Over the first four season of his career, Wilkerson has emerged as one of the league’s best defensive ends, compiling 24.5 sacks, 237 tackles and seven forced fumbles. Last season, his sack numbers ticked down a bit from a career-high 10.5 in 2013 to six in 2014, but he still ranked as one of the best defensive ends in the league according to Pro Football Focus. Among 3-4 DE, only J.J. Watt and Wilkerson’s Jets teammate Sheldon Richardson had higher overall ratings and Wilkerson tied Richardson for the league’s best rating against the run. His play earned him Pro Football Focus second team All-Pro status last season.

Wilkerson could potentially have an even better season this year after the Jets went out and beefed up the backend of their defense this offseason by bringing back cornerbacks Darrelle Revis and Antonio Cromartie and adding safety Marcus Gilchrist.

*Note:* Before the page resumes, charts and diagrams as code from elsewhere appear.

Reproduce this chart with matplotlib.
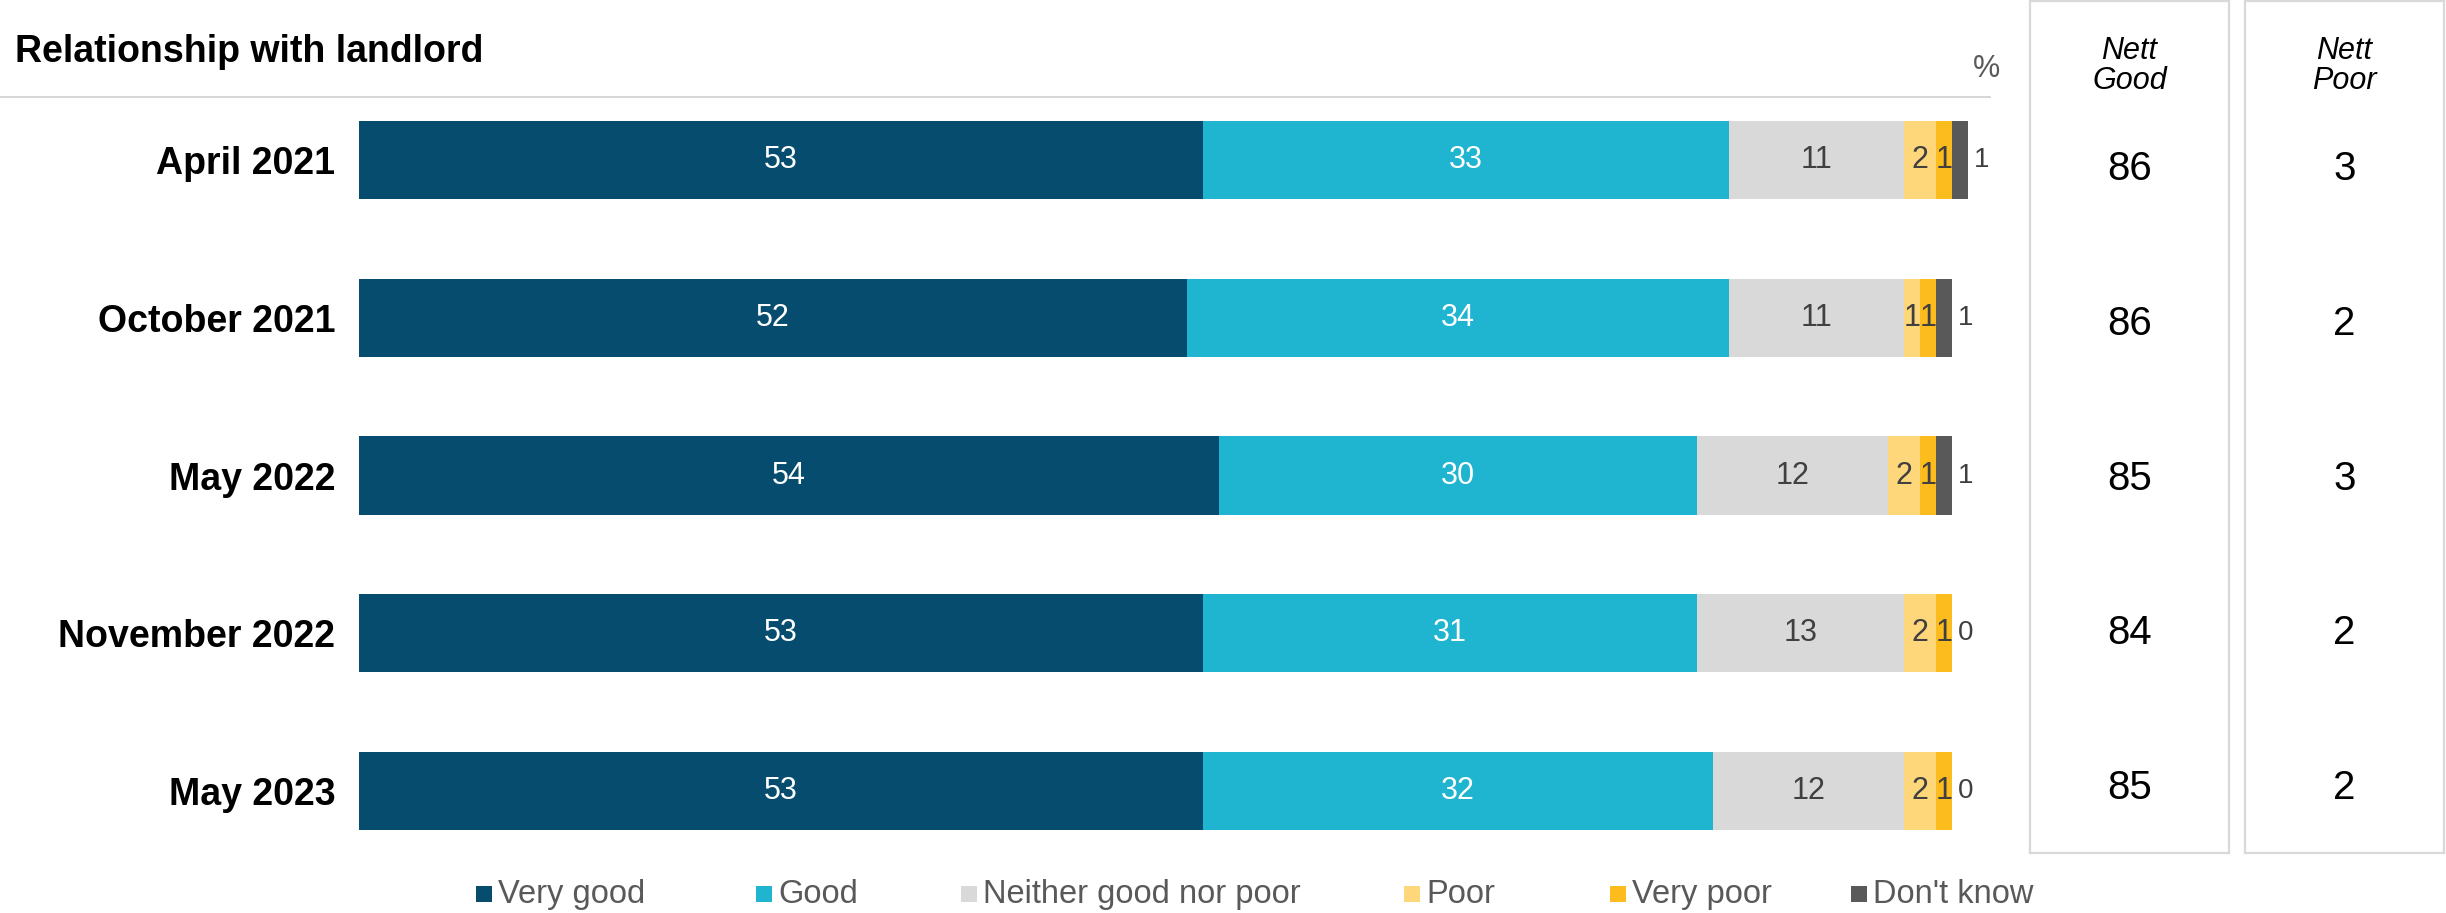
import matplotlib
matplotlib.use("Agg")
import matplotlib.pyplot as plt
from matplotlib.patches import Rectangle
from matplotlib.lines import Line2D

plt.rcParams['font.family'] = ['Liberation Sans', 'DejaVu Sans']

# ---------------- data ----------------
waves = ["April 2021", "October 2021", "May 2022", "November 2022", "May 2023"]
series_names = ["Very good", "Good", "Neither good nor poor", "Poor", "Very poor", "Don't know"]
very_good = [53, 52, 54, 53, 53]
good = [33, 34, 30, 31, 32]
neither = [11, 11, 12, 13, 12]
poor = [2, 1, 2, 2, 2]
very_poor = [1, 1, 1, 1, 1]
dont_know = [1, 1, 1, 0, 0]
nett_good = [86, 86, 85, 84, 85]
nett_poor = [3, 2, 3, 2, 2]
title = "Relationship with landlord"

# ---------------- style ----------------
colors = ["#054C6E", "#1FB4CF", "#D9D9D9", "#FED77A", "#FDBC1E", "#595959"]
label_colors = ["white", "white", "#404040", "#404040", "#404040", "#404040"]
W, H = 2446, 913
fig = plt.figure(figsize=(W / 100, H / 100), dpi=100)

px_per_unit = 15.93
ax_left_px = 359
xmax = 104
row_top, row_bot = 160, 791
spacing = (row_bot - row_top) / 4
ax_top_px = row_top - spacing / 2
ax_bot_px = row_bot + spacing / 2
ax = fig.add_axes([ax_left_px / W, 1 - ax_bot_px / H,
                   xmax * px_per_unit / W, (ax_bot_px - ax_top_px) / H])
ax.set_xlim(0, xmax)
ax.set_ylim(len(waves) - 0.5, -0.5)
for s in ax.spines.values():
    s.set_visible(False)
ax.set_xticks([])
ax.set_yticks(range(len(waves)))
ax.set_yticklabels(waves, fontsize=27, fontweight='bold', color='black')
ax.tick_params(axis='y', length=0, pad=17)

all_series = [very_good, good, neither, poor, very_poor, dont_know]
bar_h = 78 / spacing
left = [0] * len(waves)
for si, vals in enumerate(all_series):
    ax.barh(range(len(waves)), vals, left=left, height=bar_h, color=colors[si],
            edgecolor='none', linewidth=0)
    for i, v in enumerate(vals):
        if si < 5:
            if v > 0:
                ax.text(left[i] + v / 2, i, str(v), ha='center', va='center',
                        fontsize=22, color=label_colors[si])
        else:
            ax.text(left[i] + v + 0.35, i, str(v), ha='left', va='center',
                    fontsize=20, color='#404040')
    left = [l + v for l, v in zip(left, vals)]

# title and rule
fig.text(15 / W, 1 - 62 / H, title, fontsize=27, fontweight='bold',
         ha='left', va='baseline', color='black')
fig.add_artist(Line2D([0, 1990 / W], [1 - 97 / H, 1 - 97 / H],
                      color='#CFCFCF', lw=1.2, transform=fig.transFigure))
fig.text(1986 / W, 1 - 69 / H, "%", fontsize=22, ha='center', va='center', color='#595959')

# nett panels
panel_top, panel_bot = 1.5, 853
p_row0, p_row4 = 169, 788
p_sp = (p_row4 - p_row0) / 4
for (x0, x1, head, vals) in [(2030, 2229, "Nett\nGood", nett_good),
                             (2245, 2444, "Nett\nPoor", nett_poor)]:
    pax = fig.add_axes([x0 / W, 1 - panel_bot / H, (x1 - x0) / W, (panel_bot - panel_top) / H])
    pax.set_xlim(0, 1)
    pax.set_ylim(4 + (panel_bot - p_row4) / p_sp, (panel_top - p_row0) / p_sp)
    pax.set_xticks([])
    pax.set_yticks([])
    for s in pax.spines.values():
        s.set_color('#D9D9D9')
        s.set_linewidth(1.6)
    pax.text(0.5, (66 - p_row0) / p_sp, head, ha='center', va='center', fontsize=22,
             style='italic', linespacing=1.0, color='black')
    for i, v in enumerate(vals):
        pax.text(0.5, i, str(v), ha='center', va='center', fontsize=29, color='black')

# legend
leg_x = [476, 756, 961, 1404, 1610, 1851]
leg_y = 894
for name, c, lx in zip(series_names, colors, leg_x):
    fig.add_artist(Rectangle((lx / W, 1 - (leg_y + 8) / H), 16 / W, 16 / H,
                             transform=fig.transFigure, facecolor=c, edgecolor='none'))
    fig.text((lx + 22) / W, 1 - leg_y / H, name, fontsize=23.5, ha='left', va='center',
             color='#595959')

fig.savefig("out.png", dpi=100, facecolor='white')
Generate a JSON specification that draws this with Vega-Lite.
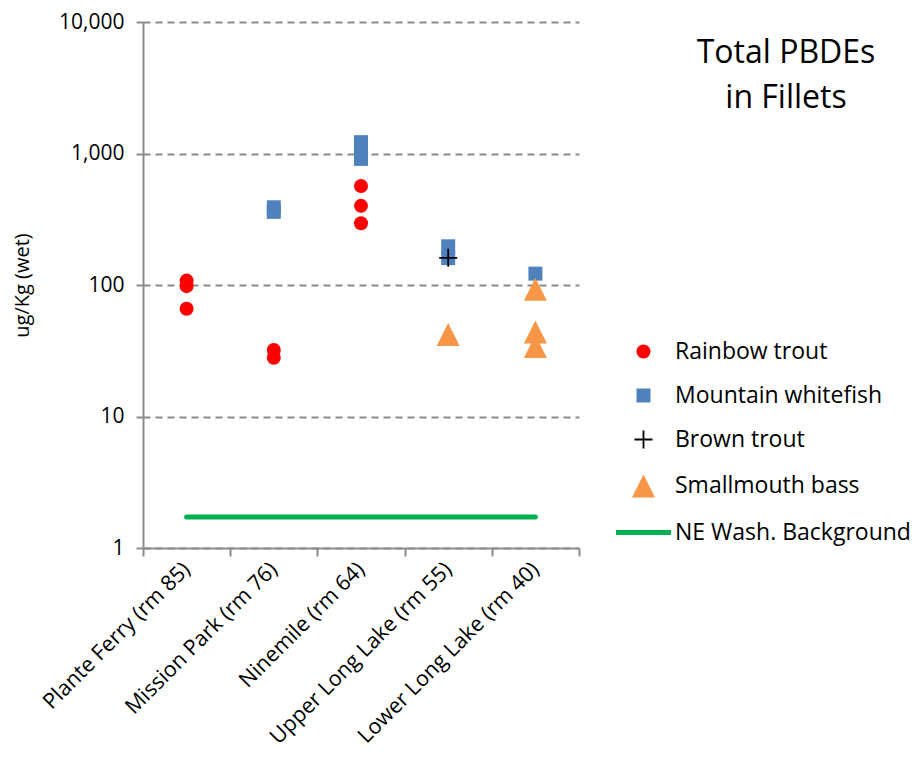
{
  "$schema": "https://vega.github.io/schema/vega-lite/v6.json",
  "width": 436,
  "height": 526,
  "padding": {"left": 12, "top": 11, "right": 0, "bottom": 0},
  "autosize": {"type": "pad"},
  "background": "white",
  "config": {
    "font": "Open Sans",
    "view": {"stroke": null},
    "axis": {"domainColor": "#8c8c8c", "domainWidth": 2, "tickColor": "#8c8c8c", "tickWidth": 2, "tickSize": 8, "labelColor": "black", "titleColor": "black", "labelFont": "Open Sans", "titleFont": "Open Sans", "titleFontWeight": "normal"}
  },
  "title": {
    "text": ["Total PBDEs", "in Fillets"],
    "orient": "none",
    "anchor": "start",
    "frame": "group",
    "align": "center",
    "baseline": "alphabetic",
    "offset": 0,
    "dx": 643,
    "dy": 41,
    "fontSize": 32,
    "fontWeight": "normal",
    "font": "Open Sans",
    "color": "black",
    "lineHeight": 45
  },
  "datasets": {
    "fish": [
      {"site": "Plante Ferry (rm 85)", "species": "Rainbow trout", "value": 108},
      {"site": "Plante Ferry (rm 85)", "species": "Rainbow trout", "value": 98},
      {"site": "Plante Ferry (rm 85)", "species": "Rainbow trout", "value": 66},
      {"site": "Mission Park (rm 76)", "species": "Rainbow trout", "value": 32},
      {"site": "Mission Park (rm 76)", "species": "Rainbow trout", "value": 28},
      {"site": "Mission Park (rm 76)", "species": "Mountain whitefish", "value": 390},
      {"site": "Mission Park (rm 76)", "species": "Mountain whitefish", "value": 360},
      {"site": "Ninemile (rm 64)", "species": "Rainbow trout", "value": 566},
      {"site": "Ninemile (rm 64)", "species": "Rainbow trout", "value": 400},
      {"site": "Ninemile (rm 64)", "species": "Rainbow trout", "value": 295},
      {"site": "Ninemile (rm 64)", "species": "Mountain whitefish", "value": 1220},
      {"site": "Ninemile (rm 64)", "species": "Mountain whitefish", "value": 1050},
      {"site": "Ninemile (rm 64)", "species": "Mountain whitefish", "value": 910},
      {"site": "Upper Long Lake (rm 55)", "species": "Mountain whitefish", "value": 197},
      {"site": "Upper Long Lake (rm 55)", "species": "Mountain whitefish", "value": 160},
      {"site": "Upper Long Lake (rm 55)", "species": "Brown trout", "value": 161},
      {"site": "Upper Long Lake (rm 55)", "species": "Smallmouth bass", "value": 42},
      {"site": "Lower Long Lake (rm 40)", "species": "Mountain whitefish", "value": 122},
      {"site": "Lower Long Lake (rm 40)", "species": "Smallmouth bass", "value": 93},
      {"site": "Lower Long Lake (rm 40)", "species": "Smallmouth bass", "value": 44},
      {"site": "Lower Long Lake (rm 40)", "species": "Smallmouth bass", "value": 34}
    ],
    "background": [
      {"site": "Plante Ferry (rm 85)", "species": "NE Wash. Background", "value": 1.72},
      {"site": "Lower Long Lake (rm 40)", "species": "NE Wash. Background", "value": 1.72}
    ]
  },
  "layer": [
    {
      "data": {"name": "background"},
      "mark": {"type": "line", "strokeWidth": 5, "strokeCap": "round"},
      "encoding": {
        "x": {"field": "site", "type": "nominal"},
        "y": {"field": "value", "type": "quantitative"},
        "stroke": {"field": "species", "type": "nominal"}
      }
    },
    {
      "data": {"name": "fish"},
      "mark": {"type": "point", "filled": true, "opacity": 1, "strokeWidth": 0},
      "encoding": {
        "x": {
          "field": "site",
          "type": "nominal",
          "sort": null,
          "scale": {"type": "band", "domain": ["Plante Ferry (rm 85)", "Mission Park (rm 76)", "Ninemile (rm 64)", "Upper Long Lake (rm 55)", "Lower Long Lake (rm 40)"], "paddingInner": 0, "paddingOuter": 0},
          "axis": {"title": null, "labelAngle": -45, "labelAlign": "right", "labelBaseline": "middle", "labelFontSize": 21.5, "labelPadding": 10, "tickBand": "extent", "grid": false, "labelLimit": 400}
        },
        "y": {
          "field": "value",
          "type": "quantitative",
          "scale": {"type": "log", "domain": [1, 10000], "nice": false},
          "axis": {"title": "ug/Kg (wet)", "titleFontSize": 20, "titlePadding": 26, "values": [1, 10, 100, 1000, 10000], "format": ",", "labelFontSize": 21, "labelPadding": 12, "tickSize": 7, "grid": true, "gridColor": "#8c8c8c", "gridWidth": 2, "gridDash": [7, 5]}
        },
        "shape": {
          "field": "species",
          "type": "nominal",
          "scale": {
            "domain": ["Rainbow trout", "Mountain whitefish", "Brown trout", "Smallmouth bass", "NE Wash. Background"],
            "range": ["circle", "square", "M-1,-0.1H-0.1V-1H0.1V-0.1H1V0.1H0.1V1H-0.1V0.1H-1Z", "M0,-1L1,1H-1Z", "M-2,0H2"]
          },
          "legend": {
            "title": null,
            "orient": "none",
            "legendX": 484,
            "legendY": 318,
            "labelFontSize": 23,
            "labelFont": "Open Sans",
            "labelColor": "black",
            "labelOffset": 15,
            "labelLimit": 400,
            "symbolStrokeWidth": 5,
            "gridAlign": "all",
            "rowPadding": 0,
            "padding": 0
          }
        },
        "fill": {
          "field": "species",
          "type": "nominal",
          "scale": {
            "domain": ["Rainbow trout", "Mountain whitefish", "Brown trout", "Smallmouth bass", "NE Wash. Background"],
            "range": ["#ff0000", "#4f81bd", "#000000", "#f79646", "transparent"]
          }
        },
        "stroke": {
          "field": "species",
          "type": "nominal",
          "scale": {
            "domain": ["Rainbow trout", "Mountain whitefish", "Brown trout", "Smallmouth bass", "NE Wash. Background"],
            "range": ["transparent", "transparent", "transparent", "transparent", "#00b050"]
          }
        },
        "size": {
          "field": "species",
          "type": "nominal",
          "scale": {
            "type": "ordinal",
            "domain": ["Rainbow trout", "Mountain whitefish", "Brown trout", "Smallmouth bass", "NE Wash. Background"],
            "range": [196, 196, 324, 529, 756]
          }
        }
      }
    }
  ]
}
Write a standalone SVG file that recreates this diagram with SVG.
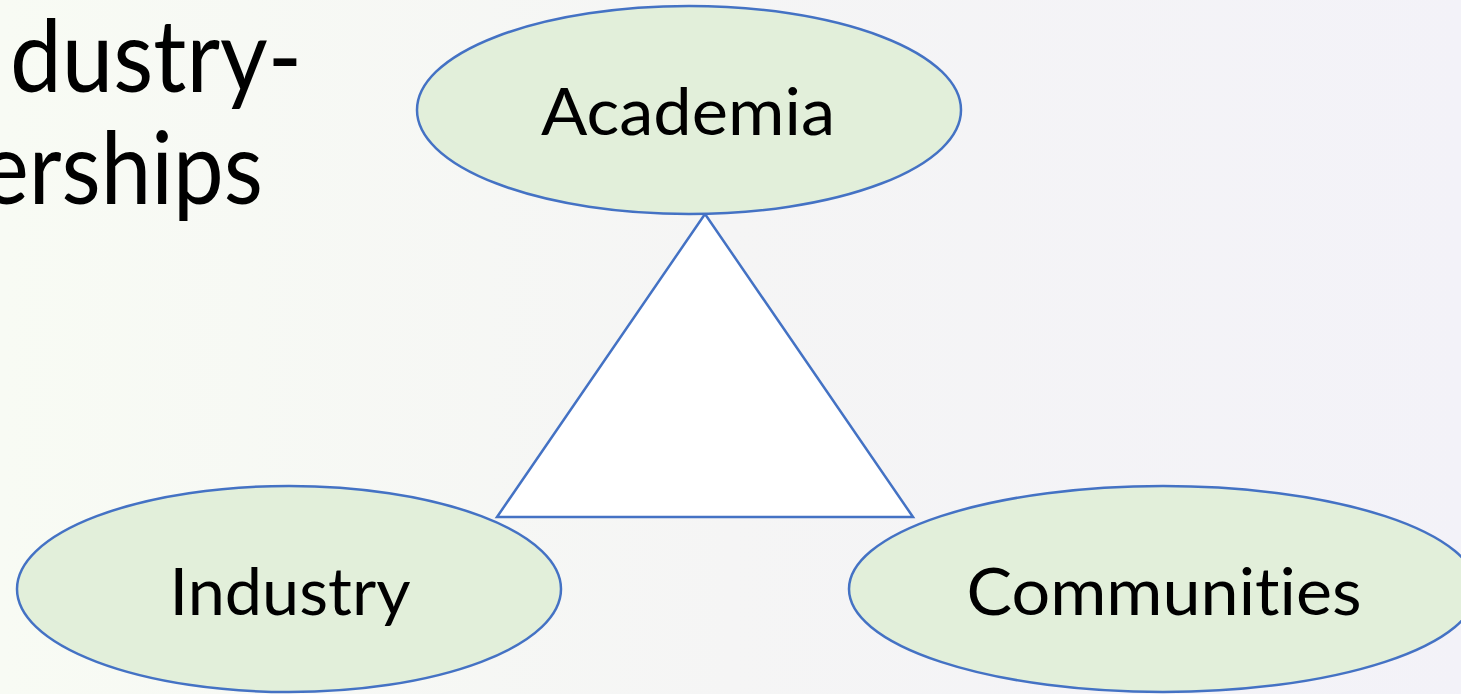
<svg xmlns="http://www.w3.org/2000/svg" width="1461" height="694" viewBox="0 0 1461 694">
  <defs>
    <linearGradient id="bg" x1="0" y1="0" x2="1" y2="0">
      <stop offset="0" stop-color="#F8FBF4"/>
      <stop offset="0.5" stop-color="#F5F5F5"/>
      <stop offset="1" stop-color="#F3F2F8"/>
    </linearGradient>
    <style>
      text { font-variant-ligatures: none; font-feature-settings: "liga" 0, "clig" 0; }
      .node { fill: #E2EFDA; stroke: #4472C4; stroke-width: 2.5; }
      .tri { fill: #FFFFFF; stroke: #4472C4; stroke-width: 2.5; stroke-linejoin: miter; }
      .label { font-family: Lato, "Liberation Sans", sans-serif; font-size: 66px; fill: #000000; text-anchor: middle; }
      .title { font-family: Lato, "Liberation Sans", sans-serif; font-size: 100px; fill: #000000; }
    </style>
  </defs>

  <rect x="0" y="0" width="1461" height="694" fill="url(#bg)"/>

  <!-- slide title, running off the left edge -->
  <g id="title">
    <text class="title" x="10" y="92" textLength="292" lengthAdjust="spacingAndGlyphs">dustry-</text>
    <text class="title" x="-19" y="204" textLength="282" lengthAdjust="spacingAndGlyphs">erships</text>
  </g>

  <!-- connecting triangle -->
  <g id="connectors">
    <polygon class="tri" points="705,214 497,517 913,517"/>
  </g>

  <g id="academia">
    <ellipse class="node" cx="689" cy="110" rx="272" ry="104"/>
    <text class="label" x="688" y="135" textLength="294" lengthAdjust="spacingAndGlyphs">Academia</text>
  </g>

  <g id="industry">
    <ellipse class="node" cx="289" cy="589" rx="272" ry="103"/>
    <text class="label" x="290" y="615" textLength="241" lengthAdjust="spacingAndGlyphs">Industry</text>
  </g>

  <g id="communities">
    <ellipse class="node" cx="1163" cy="589" rx="314" ry="103"/>
    <text class="label" x="1164" y="615" textLength="395" lengthAdjust="spacingAndGlyphs">Communities</text>
  </g>
</svg>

The coverage of that group should give the Jets trio in the trenches of Wilkerson, Richardson and Damon Harrison even more time to get after the quarterback. Working in tandem, the defensive line and revamped secondary could make New York’s defense one of the best in the NFL in 2015.

“He’s very important to our defense,” Revis told the New York Times of Wilkerson. “He’s a special player.”

New York also added a piece to their already stellar line this offseason with first round pick defensive lineman Leonard Williams (No. 6 overall), perhaps the best player in the draft. That has led to speculation that Wilkerson could be the odd man out given his contract status, but new coach Todd Bowles has said he’s looking forward to utilizing all four players to make the Jets defense as good as it can be. And the coach was pleased to see that despite his frustrations over his contract, the defensive end reported to camp well prepared.

“He knew what he was supposed to do. He had pretty good knowledge of the system, so he studied. That was good to see,” Bowles told reporters of Wilkerson. “Mo is a pro. He understands what his job is, what he has to do. He’s ready.”